NL: Argh. Gah. The hardest of all questions! I don’t know, I’ve never pinned it down - Really, I’ve written about 10 words here and deleted them - it just changes depending on what mood I’m in - the jokes are the same but I can be sweet or scathing or filthy or prim. Now that reads like a 'business card' in a Soho phone box! I’m sorry, I’m not trying to be difficult but I lack any objectivity and no one has ever kindly summed me up. That’s what I want for Christmas.

IW: Is stand-up something you still enjoy then?

NL: I love stand-up, it's the 'Thing' I always dreamed of doing and it's my main job. But it's funny how I get opportunities to do other things thanks to people liking my stand-up - things like writing, acting, voiceovers, and they are so much easier than stand-up. They're not easy, they're different challenges but stand-up is insane, it's like a constant fight with a prickly hedge. You're endlessly pulling your own personality apart to find and dissect your funniest bits, always working on new bits, and even the bits that always work can stop working without any warning and then you have to try to discover why. So "enjoy" is probably not quite the right word! But I'd be lost without it. Though if a boyfriend ever treated me this badly my mum would stage an intervention and an assassination.

IW: Loving something that doesn't love you back and pulling your personality apart sounds terrifying. It also sounds like something more people should do from time to time.

NL: Yes, it's like an emotional workout - it breaks your muscles to have them grow back stronger. Or leave you emotionally broken. I find I can enjoy it more when I have other things on which to prop my flimsy shriveled self-esteem. That’s where Jigsaw and my book and my films come in handy and make my stand-up much better. It’s like having a career harem.

IW: Chris Hardwick (@nerdist) has something he calls his confidence theory. Basically, he says that confidence comes from having options. In a strange way having a few projects on the go takes the pressure off.

NL: I agree completely! I get all my confidence from knowing when I step on stage that this gig cannot make or break me. I suppose I do a lot of things, it never seems so until I summarise it - but I write in a very focused, rapid way, my feature film reached a third draft within a fortnight, and I wrote a 70,000 word book in 5 months. If I enjoy writing something it comes together very quickly, which makes me want to abandon anything that happens more slowly, but I have to be disciplined as stand-up is so much slower to create, much more trial and error and fiddling with every single word.
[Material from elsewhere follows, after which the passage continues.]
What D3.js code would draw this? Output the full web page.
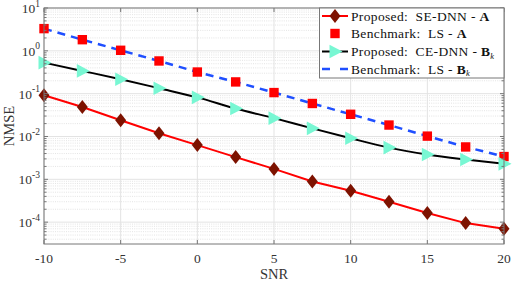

I also don't sleep very much, that might be the key to it. 1-4am are the most productive hours for me, then I sleep until 8am and that's enough for me.

IW: Those are some magical hours, the epiphany hours. What piece of advice have you been given that’s stuck?

NL: I think the most useful philosophy I've ever heard came from Sarah Millican, who said (and I'm sorry Sarah, I couldn't find the exact quote!) that you have 12 hours after a bad gig to brood about it, and then stop. And the same goes for gloating over a good gig. This is very useful if you often have to travel miles back from your gigs, you can do all your sulking/gloating in the privacy of your own car and emerge into decent society as a non-self-obsessed dickweed.